Eine lose Trilogie formen „To the Wonder“, „Knight of Cups“ und nun „Song to Song“, die letzten drei Filme Terrence Malicks, der nun angekündigt hat, sich wieder stärker narrativen Mustern zu widmen. Vermutlich keine schlechte Idee, denn weiter als in „Song to Song“ lässt sich der Versuch, einen Film nicht über Geschichte und Figuren zu entwickeln, sondern fast ausschließlich über Bilder und Emotionen, kaum treiben. Das heißt zwar nicht, dass hier willkürlich 130 Minuten lang Bilder aneinandergereiht werden, doch der Versuch, fast ausschließlich über Impressionen das Verhältnis und die Emotionen unterschiedlichster Figuren anzudeuten, wirkt in „Song to Song“ weniger dicht, weniger organisch als noch in „Knight of Cups“.
 
Auf dem Papier ließt sich die Beschreibung des Inhalts notgedrungen viel zugespitzter als sie es in Wirklichkeit ist: BV (Ryan Gosling) und Faye (Rooney Mara) sind Musiker, die in der liberalen texanischen Stadt Austin leben und versuchen, Erfolg zu haben. Verbunden sind sie durch ihre Liebe und den umtriebigen Produzenten Cook (Michael Fassbender), der in Luxus und wechselnden Affären badet.

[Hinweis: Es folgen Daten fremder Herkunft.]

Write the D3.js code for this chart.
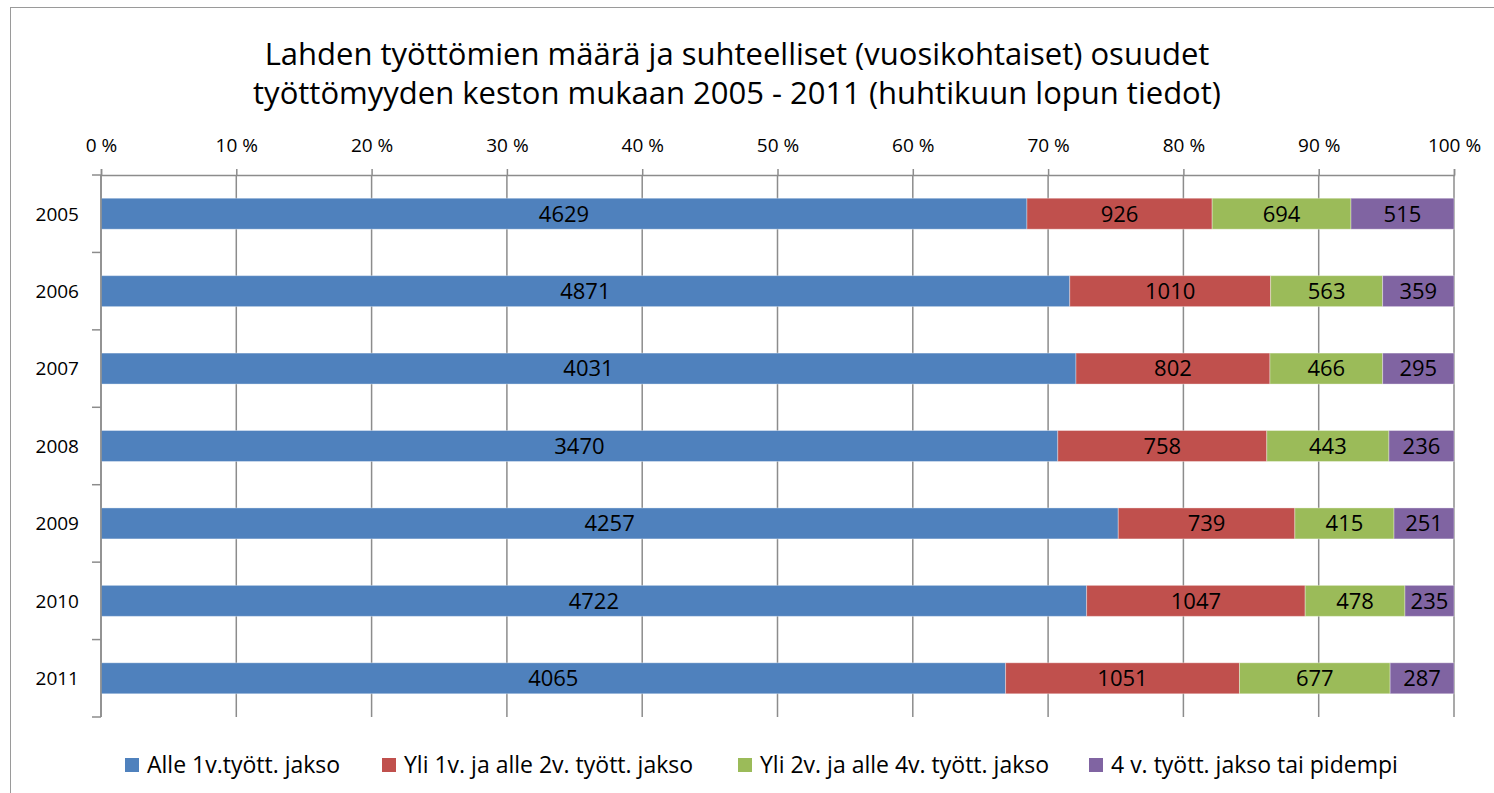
<!DOCTYPE html>
<html>
<head>
<meta charset="utf-8">
<title>Lahden työttömät</title>
<script src="https://cdnjs.cloudflare.com/ajax/libs/d3/7.8.5/d3.min.js"></script>
<style>
 body { margin: 0; background: #fff; }
 text { font-family: "Open Sans", "Noto Sans", sans-serif; fill: #000; }
 .title { font-size: 31px; }
 .cat { font-size: 19px; }
 .value { font-size: 22px; }
 .legend { font-size: 23px; }
</style>
</head>
<body>
<svg id="viz" width="1494" height="793"></svg>
<script>

// data
var years = ["2005", "2006", "2007", "2008", "2009", "2010", "2011"];
var seriesNames = ["Alle 1v.tyött. jakso", "Yli 1v. ja alle 2v. tyött. jakso",
                   "Yli 2v. ja alle 4v. tyött. jakso", "4 v. tyött. jakso tai pidempi"];
var alle1 = [4629, 4871, 4031, 3470, 4257, 4722, 4065];
var yli1 = [926, 1010, 802, 758, 739, 1047, 1051];
var yli2 = [694, 563, 466, 443, 415, 478, 677];
var yli4 = [515, 359, 295, 236, 251, 235, 287];
var colors = ["#4F81BD", "#C0504D", "#9BBB59", "#8064A2"];
var titleLines = ["Lahden työttömien määrä ja suhteelliset (vuosikohtaiset) osuudet",
                  "työttömyyden keston mukaan 2005 - 2011 (huhtikuun lopun tiedot)"];

run();

function run() {
    var svg = d3.select("#viz");
    var series = [alle1, yli1, yli2, yli4];

    // outer chart border
    svg.append("rect")
        .attr("x", 10.5).attr("y", 7.5)
        .attr("width", 1500).attr("height", 800)
        .attr("fill", "none").attr("stroke", "#9a9a9a");

    svg.selectAll(".title").data(titleLines).enter().append("text")
        .attr("class", "title")
        .attr("x", 737)
        .attr("y", function(d, i) { return 65 + i * 39; })
        .attr("text-anchor", "middle")
        .text(function(d) { return d; });

    var left = 101, right = 1454, top = 175, bottom = 717;

    var x = d3.scaleLinear().domain([0, 1]).range([left, right]);
    var y = d3.scaleBand().domain(years).range([top, bottom]).paddingInner(0.6).paddingOuter(0.3);

    // gridlines
    var ticks = d3.range(0, 1.0001, 0.1);
    svg.append("g").selectAll("line").data(ticks).enter().append("line")
        .attr("x1", function(d) { return x(d); })
        .attr("x2", function(d) { return x(d); })
        .attr("y1", top).attr("y2", bottom)
        .attr("stroke", "#8c8c8c").attr("stroke-width", 1.5);

    // rows of stacked segments
    var rows = years.map(function(yr, i) {
        var total = d3.sum(series, function(s) { return s[i]; });
        var acc = 0;
        return series.map(function(s, k) {
            var seg = { year: yr, k: k, value: s[i], x0: acc / total };
            acc += s[i];
            seg.x1 = acc / total;
            return seg;
        });
    });
    var segs = [].concat.apply([], rows);

    svg.append("g").selectAll("rect").data(segs).enter().append("rect")
        .attr("x", function(d) { return x(d.x0); })
        .attr("y", function(d) { return y(d.year); })
        .attr("width", function(d) { return x(d.x1) - x(d.x0); })
        .attr("height", y.bandwidth())
        .attr("fill", function(d) { return colors[d.k]; })
        .attr("stroke", "rgba(255,255,255,0.35)")
        .attr("stroke-width", 1);

    svg.append("g").selectAll("text").data(segs).enter().append("text")
        .attr("class", "value")
        .attr("x", function(d) { return (x(d.x0) + x(d.x1)) / 2; })
        .attr("y", function(d) { return y(d.year) + y.bandwidth() / 2; })
        .attr("dy", "0.36em")
        .attr("text-anchor", "middle")
        .text(function(d) { return d.value; });

    // top percentage axis
    var xAxis = d3.axisTop(x).tickValues(ticks).tickSize(6).tickPadding(17)
        .tickFormat(function(d) { return Math.round(d * 100) + " %"; });
    var gx = svg.append("g").attr("transform", "translate(0," + top + ")").call(xAxis);
    gx.attr("font-size", null).attr("font-family", null);
    gx.select(".domain").attr("stroke", "#8c8c8c").attr("stroke-width", 1.5);
    gx.selectAll(".tick line").attr("stroke", "#8c8c8c").attr("stroke-width", 1.5);
    gx.selectAll(".tick text").style("font-size", "19px").attr("fill", "#000");

    // left category axis
    var bounds = d3.range(years.length + 1).map(function(i) { return top + i * (bottom - top) / years.length; });
    svg.append("line")
        .attr("x1", left).attr("x2", left).attr("y1", top).attr("y2", bottom)
        .attr("stroke", "#8c8c8c").attr("stroke-width", 1.5);
    svg.append("g").selectAll("line").data(bounds).enter().append("line")
        .attr("x1", left - 9).attr("x2", left)
        .attr("y1", function(d) { return d; }).attr("y2", function(d) { return d; })
        .attr("stroke", "#8c8c8c").attr("stroke-width", 1.5);
    svg.append("g").selectAll("text").data(years).enter().append("text")
        .attr("class", "cat")
        .attr("x", 79)
        .attr("y", function(d) { return y(d) + y.bandwidth() / 2; })
        .attr("dy", "0.36em")
        .attr("text-anchor", "end")
        .text(function(d) { return d; });

    // legend
    var legendX = [125, 382, 738, 1089];
    var lg = svg.append("g").selectAll("g").data(seriesNames).enter().append("g")
        .attr("transform", function(d, i) { return "translate(" + legendX[i] + ",758)"; });
    lg.append("rect").attr("width", 14).attr("height", 14)
        .attr("fill", function(d, i) { return colors[i]; });
    lg.append("text").attr("class", "legend")
        .attr("x", 22).attr("y", 7).attr("dy", "0.36em")
        .text(function(d) { return d; });
}
</script>
</body>
</html>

Eine lose Dreiecksbeziehung entsteht, doch bald ist die Liebe vorbei, BV lernt Amanda (Cate Blanchett) kennen, Faye die schöne Französin Zoey (Berenice Marlohe), Cook unter anderem Rhonda (Natalie Portman).
 
Einen losen, sich ständig ändernden, entwickelnden Reigen an Affären und Beziehungen inszeniert Malick nun schon zum dritten Mal, variiert lose die Themen, die ihn seit Jahren umtreiben: Die Suche nach Bedeutung in einer von Oberflächlichkeit und Materialismus geprägten Welt, dem Verlangen nach Spiritualität, nach Wahrhaftigkeit in einer Welt, in der Glauben im weitesten Sinn kaum noch eine Rolle spielt. Das „Song to Song“ in der Musikszene spielt, viele Szenen bei Musikfestivals in und um Austin gedreht wurden, Musiker wie Patti Smith, Iggy Pop oder Flea winzige Auftritte haben, spielt kaum eine Rolle. Wie weggeworfen wirken Szenen, auf denen die Schauspieler im Backstagebereich großer Konzerte agieren, teils gar auf der Bühne, und zehntausende Konzertbesucher quasi zu Statisten werden. Doch genau solche Momente deuten die besondere Qualität Malicks an, dürften auch einer der Gründe sein, warum sich immer wieder Scharen an Hollywoodstars finden, die sich auf die lose, unstrukturierte Arbeitsweise Malicks einlassen, sich ihm geradezu hingeben.
 
Agieren Schauspieler gewöhnlich in einem Korsett, dass durch die Handlung vorgegeben ist, scheinen sie bei Malick mit einer Freiheit zu spielen, die ein sonst nur selten erreichtes Maß an Authentizität ermöglicht. Aus diesen Momenten formt Malick dann seinen Film, lässt erst im Schneideraum eine Form entstehen, die dementsprechend oft nur angedeutet wird. Mal funktioniert das besser, mal schlechter, doch wenn es funktioniert gelingen Malick Momente unwirklicher Schönheit, wie man sie im Kino nur selten erleben kann. Wie ein Rausch, wie pures Glück sind solche Szenen, die auch „Song of Song“ zu einem zutiefst eigenwilligen, speziellen Film machen, aber auch zu einem, den man trotz mancher Schwächen nicht missen mag.